The Trump administration’s asylum ban is the administrative rule of the land for now. But the ban may not be long for this earth.
On Wednesday, the U.S. Supreme Court struck down a nationwide injunction against the ban which had previously been issued by a district court judge with the Northern District California. Wednesday’s ruling will allow the Trump administration to enact the ban for at least as long as it takes for the legal merits of the lawsuit against the ban to make their way back to the Supreme Court.
Justice Sonia Sotomayor registered a characteristically scathing and human rights-focused dissent of the high court’s decision to give Trump’s asylum ban several months worth of staying power. She was joined in her dissent by Justice Ruth Bader Ginsburg.
Buried amidst norm-focused jabs at the White House for its well-documented and legally unimportant evisceration of precedent–as well as genuine and voluble concern for asylum-seekers–Sotomayor’s dissent contains a few key sentences which offer a roadmap for how opponents of the ban might very well up overturning the harsh rule.
“[T]he District Court found the explanation for the rule so poorly reasoned that the Government’s action was likely arbitrary and capricious,” Sotomayor notes–using the legal standard relevant here.
Sotomayor explains why the district court found the asylum ban decision arbitrary and capricious [emphasis in original]:
On this score, the District Court addressed the Government’s principal justifications for the rule: that failing to seek asylum while fleeing through more than one country “raises questions about the validity and urgency” of the asylum seeker’s claim, and that Mexico, the last port of entry before the United States, offers a feasible alternative for persons seeking protection from persecution. The District Court examined the evidence in the administrative record and explained why it flatly refuted the Government’s assumptions. A “mountain of evidence points one way,” the District Court observed, yet the Government “went the other—with no explanation.”
What’s going on here is two-fold: (1) Sotomayor and the district court quickly address the aspect of the ban which requires that asylum seekers first be rejected for asylum in a country passed through on their way to the United States; and (2) also note how the Trump administration simply ignored all of the evidence as to why previous applications and rejections were, in effect, an impossibility.
In other words, the Trump administration says that Latin Americans who don’t first apply for asylum in Guatemala or Mexico are arguably not making valid and urgent claims for asylum in the United States. There’s no evidence to support this conclusion–in fact all of the evidence marshaled thus far rubbishes this conclusion–but the Trump administration is sticking to their legal argument because the words “valid” and “urgent” seem to be functioning as legal terms of art recognized in America’s international asylum law obligations under the Convention Relating to the Status of Refugees.
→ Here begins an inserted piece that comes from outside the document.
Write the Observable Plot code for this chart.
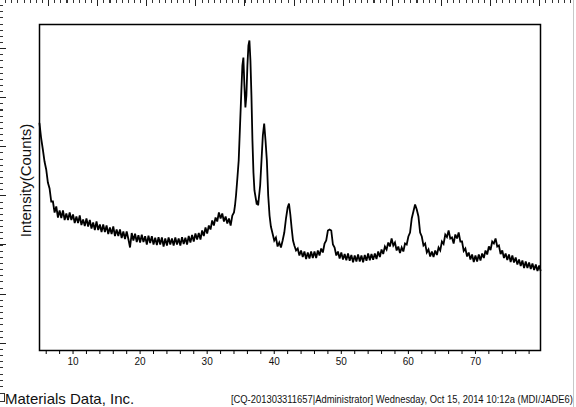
<!DOCTYPE html>
<html>
<head>
<meta charset="utf-8">
<script src="https://cdn.jsdelivr.net/npm/d3@7"></script>
<script src="https://cdn.jsdelivr.net/npm/@observablehq/plot@0.6"></script>
<style>
  html, body { margin: 0; padding: 0; background: #fff; }
  #wrap { position: relative; width: 576px; height: 407px; overflow: hidden; font-family: "Liberation Sans", Arial, sans-serif; }
  #chart { position: absolute; left: 0; top: 0; }
  .rt-minor { position: absolute; left: 0; top: 0; width: 572px; height: 3px;
    background: repeating-linear-gradient(to right, transparent 0 5.1px, #333 5.1px 6.14px); }
  .rt-major { position: absolute; left: 0; top: 0; width: 572px; height: 6px;
    background: repeating-linear-gradient(to right, transparent 0 48.1px, #222 48.1px 49.1px); }
  .rl-minor { position: absolute; left: 0; top: 0; width: 3px; height: 392px;
    background: repeating-linear-gradient(to bottom, transparent 0 5.1px, #333 5.1px 6.14px); }
  .rl-major { position: absolute; left: 0; top: 0; width: 6px; height: 392px;
    background: repeating-linear-gradient(to bottom, transparent 0 48.1px, #222 48.1px 49.1px); }
  .rl-box { position: absolute; left: 0; top: 393px; width: 4px; height: 7px; border: 1px solid #333; border-left: none; }
  .edge { position: absolute; left: 573px; top: 0; width: 1px; height: 407px; background: #c8c8c8; }
  #foot-left { position: absolute; left: 5px; top: 390px; font-size: 15px; line-height: 17px; color: #111; white-space: nowrap; }
  #foot-right { position: absolute; right: 3px; top: 394px; font-size: 10px; line-height: 12px; color: #111; white-space: nowrap; transform-origin: right center; }
</style>
</head>
<body>
<div id="wrap">
  <div id="chart"></div>
  <div class="rt-minor"></div><div class="rt-major"></div>
  <div class="rl-minor"></div><div class="rl-major"></div>
  <div class="rl-box"></div>
  <div class="edge"></div>
  <div id="foot-left"></div>
  <div id="foot-right"></div>
</div>
<script>
// ---- data: 2-theta (deg) and intensity (counts) ----
const lowAngleScan = [[5.00,2270],[5.25,2120],[5.50,2010],[5.75,1890],[6.00,1810],[6.25,1680],[6.50,1620],[6.75,1490],[7.00,1490],[7.25,1380],[7.50,1440],[7.75,1330],[8.00,1400],[8.25,1325],[8.50,1400],[8.75,1305],[9.00,1370],[9.25,1305],[9.50,1380],[9.75,1305],[10.00,1360],[10.25,1275],[10.50,1340],[10.75,1275],[11.00,1350],[11.25,1255],[11.50,1310],[11.75,1245],[12.00,1320],[12.25,1240],[12.50,1305],[12.75,1220],[13.00,1280],[13.25,1205],[13.50,1290],[13.75,1205],[14.00,1260],[14.25,1185],[14.50,1260],[14.75,1185],[15.00,1250],[15.25,1165],[15.50,1230],[15.75,1165],[16.00,1240],[16.25,1145],[16.50,1210],[16.75,1145],[17.00,1210],[17.25,1125],[17.50,1190],[17.75,1115],[18.00,1190],[18.25,1115],[18.50,1030],[18.75,1175],[19.00,1100],[19.25,1168],[19.50,1085],[19.75,1152],[20.00,1080],[20.25,1158],[20.50,1085],[20.75,1142],[21.00,1060],[21.25,1148],[21.50,1075],[21.75,1142],[22.00,1060],[22.25,1128],[22.50,1055],[22.75,1132],[23.00,1060],[23.25,1130],[23.50,1040],[23.75,1120],[24.00,1050],[24.25,1130],[24.50,1060],[24.75,1120],[25.00,1050],[25.25,1130],[25.50,1060],[25.75,1120],[26.00,1050],[26.25,1132],[26.50,1065],[26.75,1128],[27.00,1060],[27.25,1145],[27.50,1080],[27.75,1155],[28.00,1090],[28.25,1170],[28.50,1110],[28.75,1175],[29.00,1110],[29.25,1200],[29.50,1145],[29.75,1230],[30.00,1170],[30.25,1250],[30.50,1210],[30.75,1300],[31.00,1250],[31.25,1330],[31.50,1290],[31.75,1380],[32.00,1320],[32.25,1370],[32.50,1290],[32.75,1340],[33.00,1270],[33.25,1320],[33.50,1250],[33.75,1350]];
const mainPeakScan = [[34.00,1380],[34.15,1450],[34.30,1550],[34.50,1720],[34.70,1900],[34.90,2250],[35.10,2600],[35.25,2850],[35.40,2930],[35.55,2650],[35.70,2430],[35.85,2550],[36.00,2850],[36.15,3050],[36.30,3100],[36.45,2900],[36.60,2550],[36.75,2100],[36.90,1780],[37.05,1600],[37.25,1520],[37.40,1460],[37.50,1500],[37.60,1450],[37.70,1520],[37.90,1650],[38.10,1900],[38.30,2150],[38.50,2270],[38.70,2100],[38.90,1900],[39.10,1550],[39.30,1350],[39.50,1240],[39.75,1170],[40.00,1100],[40.25,1130],[40.50,1040],[40.75,1080],[41.00,1030],[41.25,1100],[41.50,1180],[41.75,1320],[42.00,1430],[42.20,1470],[42.40,1360],[42.60,1220],[42.80,1100],[43.00,1050]];
const highAngleScan = [[43.25,1000],[43.50,1020],[43.75,950],[44.00,1000],[44.25,935],[44.50,990],[44.75,915],[45.00,980],[45.25,920],[45.50,990],[45.75,925],[46.00,990],[46.25,925],[46.50,1000],[46.75,950],[47.00,1020],[47.25,980],[47.50,1070],[47.75,1100],[48.00,1200],[48.25,1210],[48.50,1200],[48.75,1060],[49.00,1030],[49.25,950],[49.50,990],[49.75,920],[50.00,980],[50.25,910],[50.50,965],[50.75,902],[51.00,970],[51.25,898],[51.50,955],[51.75,882],[52.00,950],[52.25,890],[52.50,960],[52.75,890],[53.00,950],[53.25,882],[53.50,955],[53.75,898],[54.00,970],[54.25,902],[54.50,965],[54.75,908],[55.00,970],[55.25,915],[55.50,990],[55.75,935],[56.00,1010],[56.25,965],[56.50,1040],[56.75,1010],[57.00,1080],[57.25,1040],[57.50,1120],[57.75,1050],[58.00,1080],[58.25,1000],[58.50,1040],[58.75,975],[59.00,1030],[59.25,990],[59.50,1070],[59.75,1060],[60.00,1140],[60.25,1180],[60.50,1320],[60.75,1390],[61.00,1460],[61.25,1410],[61.50,1340],[61.75,1180],[62.00,1140],[62.25,1050],[62.50,1070],[62.75,980],[63.00,1010],[63.25,940],[63.50,990],[63.75,935],[64.00,1000],[64.25,955],[64.50,1030],[64.75,1000],[65.00,1090],[65.25,1065],[65.50,1160],[65.75,1135],[66.00,1200],[66.25,1120],[66.50,1130],[66.75,1070],[67.00,1160],[67.25,1120],[67.50,1180],[67.75,1090],[68.00,1090],[68.25,995],[68.50,1020],[68.75,940],[69.00,980],[69.25,910],[69.50,960],[69.75,885],[70.00,950],[70.25,890],[70.50,960],[70.75,900],[71.00,970],[71.25,925],[71.50,1000],[71.75,960],[72.00,1040],[72.25,1005],[72.50,1090],[72.75,1070],[73.00,1120],[73.25,1040],[73.50,1050],[73.75,965],[74.00,1000],[74.25,925],[74.50,970],[74.75,905],[75.00,960],[75.25,885],[75.50,950],[75.75,880],[76.00,930],[76.25,860],[76.50,910],[76.75,845],[77.00,900],[77.25,825],[77.50,890],[77.75,825],[78.00,880],[78.25,815],[78.50,870],[78.75,805],[79.00,860],[79.25,795],[79.50,850],[79.70,800]];

const xDomain = [5, 79.7];
const yDomain = [0, 3260];
const xTickValues = [6,8,10,12,14,16,18,20,22,24,26,28,30,32,34,36,38,40,42,44,46,48,50,52,54,56,58,60,62,64,66,68,70,72,74,76,78];
const xTickLabels = [10,20,30,40,50,60,70];
const yTitle = "Intensity(Counts)";
const footLeft = "Materials Data, Inc.";
const footRight = "[CQ-201303311657|Administrator] Wednesday, Oct 15, 2014 10:12a (MDI/JADE6)";

const scan = [...lowAngleScan, ...mainPeakScan, ...highAngleScan].map(([t, c]) => ({twoTheta: t, counts: c}));

const chart = Plot.plot({
  width: 576,
  height: 375,
  marginTop: 24,
  marginLeft: 39,
  marginRight: 36,
  marginBottom: 25,
  style: {fontFamily: "'Liberation Sans', Arial, sans-serif", background: "transparent", color: "#111"},
  x: {domain: xDomain},
  y: {domain: yDomain, axis: null},
  marks: [
    Plot.axisX({ticks: xTickValues, tickSize: 4, tickPadding: 3, fontSize: 10,
      tickFormat: d => xTickLabels.includes(d) ? String(d) : "", label: null, stroke: "#000"}),
    Plot.line(scan, {x: "twoTheta", y: "counts", stroke: "#000", strokeWidth: 1.8, strokeLinejoin: "miter", strokeMiterlimit: 3}),
    Plot.frame({stroke: "#000", strokeWidth: 1.5}),
    Plot.text([yTitle], {text: d => d, frameAnchor: "left", textAnchor: "middle", rotate: -90, dx: -13, dy: -7, fontSize: 15, fill: "#111"})
  ]
});
document.getElementById("chart").appendChild(chart);

document.getElementById("foot-left").textContent = footLeft;
const fr = document.getElementById("foot-right");
fr.textContent = footRight;
const w = fr.getBoundingClientRect().width;
fr.style.transform = `scaleX(${342 / w})`;
</script>
</body>
</html>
Basically, Trump’s lawyers believe that by using the magic words here–a phrase that tracks with asylum standards under international law–they can dispense with the heavy lifting of arguing their point with evidence; that they can simply drop the incantatory phrase into their court briefings and be done with it. That’s probably not the case.
That’s typically not the case in general–but, most importantly, it’s almost certainly not the case considering the specific Chief Justice of the Supreme Court at present: John Roberts.
Roberts turned heads earlier this summer when he effectively voted against the inclusion of a citizenship question on the U.S. Census. The actual decision–including Roberts’ opinion–is a bit more complicated than that but the ruling had the effect of killing the administration’s plans for including the question on the 2020 Census.
What was Roberts’ justification for affirming the lower court’s injunction? The “arbitrary and capricious” standard culled from the Administrative Procedure Act (APA) of 1946.
Under the APA, arbitrary and capricious decisions by administrative agencies are invalid. The standard itself is actually a test but its application is typically a foregone conclusion. In any event, Roberts noted that the Trump administration’s reasoning for including the citizenship question “appears to have been contrived” and was therefore pretextual.
Considering the facts at issue here, it’s perhaps plausible enough to see Roberts waiting to hear the full case on its merits before performing a considered volte-face once again. (The chief justice had initially sided with the court’s conservatives on the census question but switched at the last minute in favor of the long-distance punt.)
This line of thought was first noted in a column and series of tweets by The Washington Post‘s Greg Sargent who earlier made the case that a similar fount of “bad faith is at work” with Trump’s decision to effectively ban asylum Latin American seekers looking for refuge from the unchecked violence, turmoil and economic impoverishment caused by U.S. policy in Latin America.
And, advocates arguing against the ban would be well-suited to press “bad faith” and pretext angles in order to force application of the arbitrary and capricious standard. In fact, they already are.
The ACLU’s lawsuit against Attorney General William Barr and various immigration agencies seeking to enact the asylum ban argues:
Among other reasons, the Rule is arbitrary and capricious because, in adopting it, Defendants have failed to articulate a reasoned explanation for their decision, which represents a change in the agency’s longstanding policy; considered factors that Congress did not intend to be considered; entirely failed to consider important aspects of the problem; and offered explanations for their decision that run counter to the evidence before the agency.